The Economics of Scale: Coil-Fed Laser Processing
The advent of turnkey and completely integrated coil-fed laser processing systems promises to enable serious reductions in part costs.
Posted: September 29, 2023
It’s not an unusual sight in the metal processing world to find cut-to-length blanking operations or stamping operations fed by sheet metal on rolled coils. When feasible, processing material coils instead of stacks of flat sheets can offer distinct economies of scale in the factory. The setup time for individual coils compared to individual sheets is rather long due to the size and weight of rolled material; however, this is more than offset by the elimination of material setup once the coil is loaded.

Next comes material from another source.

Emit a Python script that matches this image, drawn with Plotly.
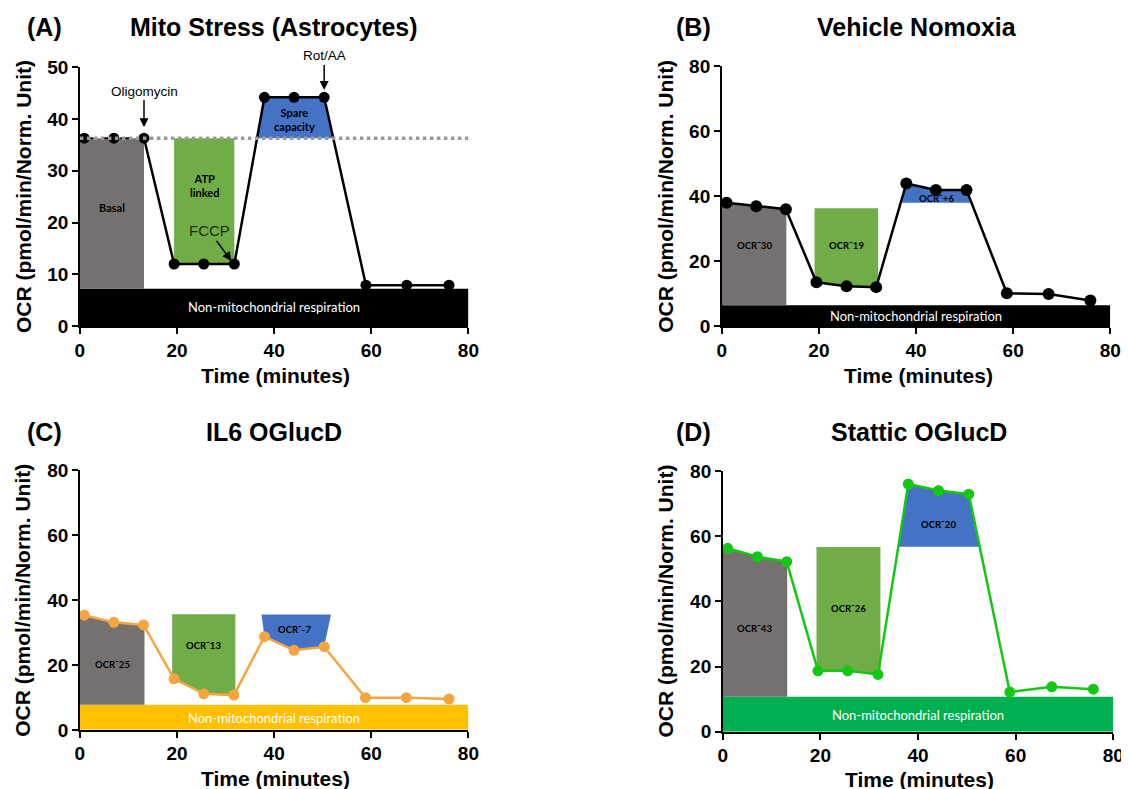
import plotly.graph_objects as go

# ---------------- data ----------------
time_A = [0.9, 7.0, 13.2, 19.4, 25.5, 31.8, 38.0, 44.1, 50.3, 58.9, 67.3, 76.0]
ocr_A = [36.3, 36.3, 36.3, 12.0, 12.0, 12.0, 44.2, 44.2, 44.2, 7.9, 7.9, 7.9]
time_B = [1.0, 7.1, 13.2, 19.5, 25.7, 31.8, 38.0, 44.1, 50.4, 58.7, 67.3, 75.9]
ocr_B = [38.0, 36.9, 36.0, 13.5, 12.3, 12.0, 43.9, 41.9, 41.9, 10.1, 9.9, 7.9]
time_C = [0.9, 7.0, 13.1, 19.4, 25.5, 31.7, 38.0, 44.1, 50.3, 58.8, 67.2, 76.0]
ocr_C = [35.3, 33.1, 32.3, 15.7, 11.1, 10.7, 28.7, 24.5, 25.6, 9.9, 9.9, 9.5]
time_D = [1.0, 7.1, 13.1, 19.5, 25.6, 31.8, 38.0, 44.2, 50.4, 58.8, 67.4, 75.9]
ocr_D = [56.3, 53.7, 52.2, 18.7, 18.7, 17.6, 76.0, 74.0, 72.9, 12.2, 13.8, 13.1]

panel_letters = ["(A)", "(B)", "(C)", "(D)"]
panel_titles = ["Mito Stress (Astrocytes)", "Vehicle Nomoxia", "IL6 OGlucD", "Stattic OGlucD"]
y_max = [50, 80, 80, 80]
y_ticks = [[0, 10, 20, 30, 40, 50], [0, 20, 40, 60, 80], [0, 20, 40, 60, 80], [0, 20, 40, 60, 80]]
x_ticks = [0, 20, 40, 60, 80]

# region levels
nonmito_top = [7.2, 6.4, 7.7, 10.8]
basal_right = [13.2, 13.3, 13.3, 13.2]
atp_left = [19.4, 19.1, 19.0, 19.2]
atp_right = [31.8, 32.2, 32.0, 32.3]
atp_top = [36.3, 36.3, 35.6, 56.7]
spare_left = [36.5, 37.0, 37.4, 36.0]
spare_right = [52.2, 51.2, 51.7, 52.6]
spare_base = [36.3, 38.0, 35.5, 56.8]

basal_labels = ["Basal", "OCR\u02dc30", "OCR\u02dc25", "OCR\u02dc43"]
basal_label_y = [22.9, 24.7, 20.0, 31.7]
atp_labels = ["ATP<br>linked", "OCR\u02dc19", "OCR\u02dc13", "OCR\u02dc26"]
atp_label_y = [27.2, 24.7, 25.9, 37.9]
spare_labels = ["Spare<br>capacity", "OCR\u02dc+6", "OCR\u02dc-7", "OCR\u02dc20"]
spare_label_y = [40.0, 39.4, 31.0, 63.6]
nonmito_label_y = [3.7, 3.1, 3.8, 5.3]

line_colors = ["#000000", "#000000", "#F5A540", "#13C813"]
nonmito_colors = ["#000000", "#000000", "#FFC000", "#00B050"]
basal_color = "#767171"
atp_color = "#70AD47"
spare_color = "#4472C4"

times = [time_A, time_B, time_C, time_D]
ocrs = [ocr_A, ocr_B, ocr_C, ocr_D]

W, H = 1129, 789
# calibration of rendered page vs layout pixels
OX, SX, OY, SY = 13.2, 0.9845, 17.7, 0.974


def fx(px):
    return (px - OX) / SX / W


def fy(py):
    return 1 - (py - OY) / SY / H


# plot boxes in target pixels: left, right, top, bottom
boxes_px = [(80, 468, 67, 326), (721, 1109, 66, 326), (80, 468, 470, 730), (722, 1112, 471, 732)]
title_px = [(45, 274, 27), (693, 916, 27), (45, 274, 432), (693, 918, 432)]
ytitle_px = [(23, 196), (665, 196), (23, 600), (665, 601)]
xtitle_px = [(275, 375), (917, 375), (275, 779), (918, 780)]

fig = go.Figure()
annotations = []

for i in range(4):
    xa = "x" if i == 0 else f"x{i+1}"
    ya = "y" if i == 0 else f"y{i+1}"
    t = times[i]
    v = ocrs[i]
    nm = nonmito_top[i]
    l, r, tp, bt = boxes_px[i]

    fig.add_trace(go.Scatter(x=[0, 80, 80, 0, 0], y=[0, 0, nm, nm, 0], fill="toself",
                             fillcolor=nonmito_colors[i], mode="none", xaxis=xa, yaxis=ya,
                             showlegend=False, hoverinfo="skip"))
    bx = [0, 0] + t[0:3] + [basal_right[i], basal_right[i], 0]
    by = [nm, v[0]] + v[0:3] + [v[2], nm, nm]
    fig.add_trace(go.Scatter(x=bx, y=by, fill="toself", fillcolor=basal_color, mode="none",
                             xaxis=xa, yaxis=ya, showlegend=False, hoverinfo="skip"))
    ax_ = [atp_left[i], atp_right[i], atp_right[i], t[5], t[4], t[3], atp_left[i], atp_left[i]]
    ay_ = [atp_top[i], atp_top[i], v[5], v[5], v[4], v[3], v[3], atp_top[i]]
    fig.add_trace(go.Scatter(x=ax_, y=ay_, fill="toself", fillcolor=atp_color, mode="none",
                             xaxis=xa, yaxis=ya, showlegend=False, hoverinfo="skip"))
    sx = [spare_left[i]] + t[6:9] + [spare_right[i], spare_left[i]]
    sy = [spare_base[i]] + v[6:9] + [spare_base[i], spare_base[i]]
    fig.add_trace(go.Scatter(x=sx, y=sy, fill="toself", fillcolor=spare_color, mode="none",
                             xaxis=xa, yaxis=ya, showlegend=False, hoverinfo="skip"))

    if i == 0:
        fig.add_trace(go.Scatter(x=t[0:3], y=v[0:3], mode="lines",
                                 line=dict(color="#000000", width=2, dash="dash"),
                                 xaxis=xa, yaxis=ya, showlegend=False, hoverinfo="skip"))
        fig.add_trace(go.Scatter(x=t[2:], y=v[2:], mode="lines",
                                 line=dict(color="#000000", width=2.5),
                                 xaxis=xa, yaxis=ya, showlegend=False, hoverinfo="skip"))
        fig.add_trace(go.Scatter(x=t, y=v, mode="markers",
                                 marker=dict(color="#000000", size=11),
                                 xaxis=xa, yaxis=ya, showlegend=False))
        fig.add_trace(go.Scatter(x=[0, 80], y=[v[0], v[0]], mode="lines",
                                 line=dict(color="#9a9a9a", width=3.5, dash="dot"),
                                 xaxis=xa, yaxis=ya, showlegend=False, hoverinfo="skip"))
    else:
        fig.add_trace(go.Scatter(x=t, y=v, mode="lines+markers",
                                 line=dict(color=line_colors[i], width=2.5),
                                 marker=dict(color=line_colors[i], size=12 if i == 1 else 11),
                                 xaxis=xa, yaxis=ya, showlegend=False))

    axis_common = dict(showline=True, linecolor="black", linewidth=1.5, ticks="outside",
                       ticklen=6, tickwidth=1.5, tickcolor="black", showgrid=False, zeroline=False,
                       tickfont=dict(family="Liberation Sans, Arial", size=19, color="black", weight="bold"))
    fig.update_layout(**{
        ("xaxis" if i == 0 else f"xaxis{i+1}"): dict(domain=[fx(l), fx(r)], anchor=ya, range=[0, 80],
                                                     tickvals=x_ticks, **axis_common),
        ("yaxis" if i == 0 else f"yaxis{i+1}"): dict(domain=[fy(bt), fy(tp)], anchor=xa, range=[0, y_max[i]],
                                                     tickvals=y_ticks[i], **axis_common),
    })

    inner_font = dict(family="Lato, Open Sans, sans-serif", color="black", weight="bold",
                      size=11 if i == 0 else 9.5)
    annotations += [
        dict(x=basal_right[i] / 2, y=basal_label_y[i], xref=xa, yref=ya, text=basal_labels[i],
             showarrow=False, font=inner_font),
        dict(x=(atp_left[i] + atp_right[i]) / 2, y=atp_label_y[i], xref=xa, yref=ya, text=atp_labels[i],
             showarrow=False, font=inner_font),
        dict(x=44.2, y=spare_label_y[i], xref=xa, yref=ya, text=spare_labels[i],
             showarrow=False, font=inner_font),
        dict(x=40, y=nonmito_label_y[i], xref=xa, yref=ya, text="Non-mitochondrial respiration",
             showarrow=False, font=dict(family="Lato, Open Sans, sans-serif", color="white", size=13)),
    ]

    big = dict(family="Liberation Sans, Arial", size=25, color="black", weight="bold")
    lab = dict(family="Liberation Sans, Arial", size=21, color="black", weight="bold")
    lx, tx, ty = title_px[i]
    yx, yy = ytitle_px[i]
    xx, xy = xtitle_px[i]
    annotations += [
        dict(x=fx(lx), y=fy(ty), xref="paper", yref="paper", xanchor="center", yanchor="middle",
             text=panel_letters[i], showarrow=False, font=big),
        dict(x=fx(tx), y=fy(ty), xref="paper", yref="paper", xanchor="center", yanchor="middle",
             text=panel_titles[i], showarrow=False, font=big),
        dict(x=fx(yx), y=fy(yy), xref="paper", yref="paper", xanchor="center", yanchor="middle",
             text="OCR (pmol/min/Norm. Unit)", textangle=-90, showarrow=False, font=lab),
        dict(x=fx(xx), y=fy(xy), xref="paper", yref="paper", xanchor="center", yanchor="middle",
             text="Time (minutes)", showarrow=False, font=lab),
    ]

arrow_font = dict(family="Liberation Sans, Arial", size=13.5, color="black")
annotations += [
    dict(x=time_A[2], y=38.4, ax=time_A[2], ay=45.4, xref="x", yref="y", axref="x", ayref="y",
         text="Oligomycin", showarrow=True, arrowhead=2, arrowsize=1.2, arrowwidth=1.5,
         arrowcolor="black", font=arrow_font),
    dict(x=time_A[8], y=45.6, ax=time_A[8], ay=52.2, xref="x", yref="y", axref="x", ayref="y",
         text="Rot/AA", showarrow=True, arrowhead=2, arrowsize=1.2, arrowwidth=1.5,
         arrowcolor="black", font=arrow_font),
    dict(x=31.2, y=12.6, ax=26.6, ay=18.4, xref="x", yref="y", axref="x", ayref="y",
         text="FCCP", showarrow=True, arrowhead=2, arrowsize=1.2, arrowwidth=1.5,
         arrowcolor="black", font=dict(family="Liberation Sans, Arial", size=15, color="#1a2e12")),
]

fig.update_layout(width=W, height=H, autosize=False, margin=dict(l=0, r=0, t=0, b=0),
                  plot_bgcolor="white", paper_bgcolor="white", annotations=annotations,
                  showlegend=False)

fig.write_html("out.html")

One coil will keep feeding metal processing operations many times longer than a single sheet. Coiled sheet metal tends to be very competitively priced compared with the same weight of sheet metal that has been cut to size and stacked, so raw material savings can also be achieved by working from a coil. Still, starting from coil stock isn’t an approach very often applied to metal fabrication because of the handling involved and inherent limitations.
Due to these basic considerations, coil processing only becomes attractive in higher-volume, lower-mix metal processing operations. Unfortunately, feeding a cut-to-length line with a shear or a stamping press further limits the flexibility of operating from coiled material. These processes are really geared toward making very few varieties of parts, or even only one part. In many high-volume, low-part variety operations, flexibility is not a high requirement, but stamping can still be too restrictive to be economical. A factory that has to produce 30 different part numbers in a shift on a specific production line doesn’t need a huge degree of flexibility, but they probably need more than a stamping line can provide. Additionally, if the parts are subject to regular revision, stamping will be increasingly costly.
Highly Productive Laser Blanking from Coil
Enter the coil-fed laser cutting line. These systems combine the excellent material utilization possible with coiled sheet metal to the high degree of processing flexibility of flatbed laser cutting machines to make a system that is something of a hybrid. It is much more flexible than a stamping or cut-to-length line, yet still focused on providing excellent throughput and low cost-per-part in the high volume, low variety production environment. A coil-fed laser cutting system can process a wide variety of finished parts or sized blanks without any costly and time-consuming retooling, only a few minutes of reprogramming that can be accomplished parallel to the current production on the system.
A coil-fed laser system can be utilized to feed a limited variety of parts (really based on material type and thickness, because changeover is to be avoided) to downstream sheet metal fabrication operations, like bending and welding. In factories that are accustomed to processing very long runs in the same material type and thickness, but need the geometric flexibility of a laser, the coil laser could be an excellent strategy to ratchet down production costs. Whether the laser is required because of regular part revisions, or very complex part shapes, or just due to the tolerance and precision of the features, the coil laser system addresses these needs at a potentially much lower material cost than a dedicated sheet cutting machine.
Laser coil lines could also be deployed as a blanking and sheet cutting system to feed other flat sheet processing operations. Take the case of a contract manufacturing facility with a large number of simultaneous cutting processes going on: laser cutting machines, punches, plasma cutters all following their own production plans, churning out parts. A coil laser system could be used to feed high quality sheet material to other parts of the factory, according to schedule, faster and more easily, than truckloads of stacked sheet metal can be delivered over the road by a vendor and unloaded from a trailer. A setup like this could allow a large-scale fabricator that requires high production flexibility to still see the benefit of starting from a coil.
In addition to feeding a laser cutting process directly from a coil, these systems can include an integrated leveling step as well. Passing the incoming material through a leveling process removes stress inherent in the material and tends to result in uniformly high-quality sheet metal. If material bowing during and after the sheet cutting process is a high concern, pre-leveling the raw material addresses this well. Leveled material also forms more consistently in bending operations and shows reduced deformation during welding compared to unleveled sheet metal. In this way the ability to integrate leveling into the sheet cutting process can truly result in substantial savings and reduced rework further down the production value stream.
Without the need for heavy customization, the installation and ramp-up period for such a line can be reduced dramatically. Standardization of the components in the coil-fed laser production line also makes programming and operating the system, not to mention maintaining it over the long term, much easier to manage. With the ability to have robotic part and blank sorting as a final step, these systems are also ready to be part of a highly automated smart factory. The advent of turnkey and completely integrated coil-fed laser processing systems promises to enable serious reductions in part costs in the right manufacturing setting and might just create a new business model for large-scale fabricators.